Mais, au bout du compte, la musique demeure la donnée essentielle. De l'écoute, on peut facilement déduire que Konitz avait raison de se plaire parmi ses jeunes collègues : non seulement ces derniers lui laissent la part du lion des solos (à tout seigneur, tout honneur), mais, en échange, il se montre tout aussi gracieux envers ses accompagnateurs, quitte à se joindre aux ensembles. Immanquablement, la musique baigne dans un certain climat « cool ». Avec l'aplomb qu'on lui connaît, Konitz reste posé dans son jeu (ou « laid-back », comme on dit dans le jargon), toujours avec cette sonorité âcre et fragile qui, cependant, est loin de faire l'unanimité des amateurs. De toute évidence, on ne peut s'attendre à ce que ce gentleman, qui fêtera ses 75 ans le 13 octobre prochain, soit le héraut du jazz à venir, mais, inspiré par son entourage, il ne semble pourtant pas près de courber l'échine ni à passer son crépuscule au musée.

Prochains épisodes

D'ici le début d'octobre, Effendi tirera deux autres cartes de son jeu. La première est un saxophoniste ténor français, Jean-Christophe Béney; la seconde, l'altiste bien de chez nous, Christine Jensen. Dans Cassiopée (FND029), on retrouve un jeune ténor de 33 ans, bien sage, d'un lyrisme certain et doucement appuyé par une rythmique classique bien brave. Tout au long des neuf plages et quelque 68 minutes, le quartette produit un jazz de bon aloi, soit, mais en mal d'urgence ou d'aventure. On dirait que ces jeunes loups ont accepté d'emblée de ne pas aboyer trop fort : il faudra se laisser aller un peu plus la prochaine fois...

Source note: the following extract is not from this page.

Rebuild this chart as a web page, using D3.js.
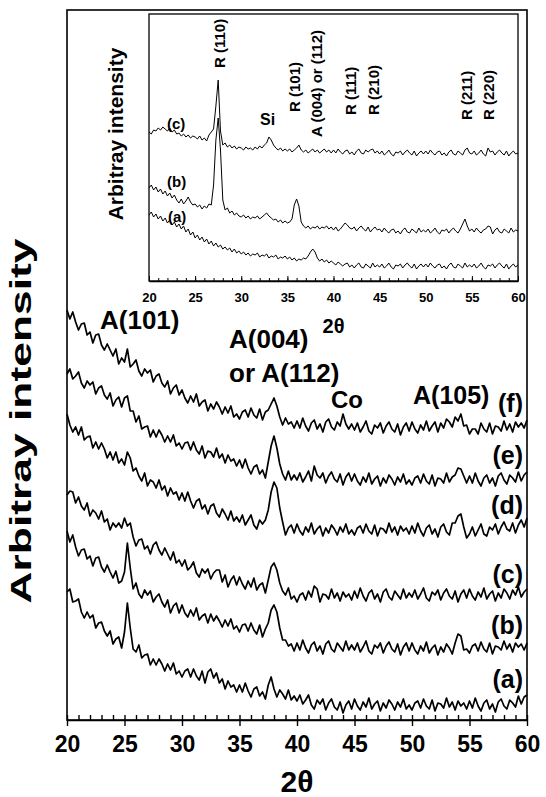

En ce qui concerne Jensen, la maison annonce la sortie de son deuxième enregistrement, A Shorter Distance (en septette et avec sa sœur Ingrid, trompettiste de renom), pour le 1er octobre. Notons aussi que cette saxphoniste a mérité un séjour d'artiste de six mois à Paris et occupe l'appartement réservé à cet effet par le Gouvernement du Québec (une première pour le monde du jazz d'ici).

Au-delà de ces sorties, rien n'est arrêté encore chez Effendi, mais les projets ne manquent pas, contrairement aux sous... Fort de sa percée dans l'Hexagone et d'une distribution dans ce pays, Effendi regarde déjà vers d'autres pays, la Belgique notamment, où se trouvent plusieurs talents mûrs pour la découverte. « L'année dernière, nous avons reçu une centaine de bandes, toutes non sollicitées, précise Alain Bédard, et il y en a une vingtaine qui sont d'intérêt, incluant quelques propositions de musiciens américains connus. Mais de là à vouloir produire les musiciens ou les bandes... », renchérit-il. Ne vendons donc pas la mèche, mais on vous tiendra au courant, c'est promis.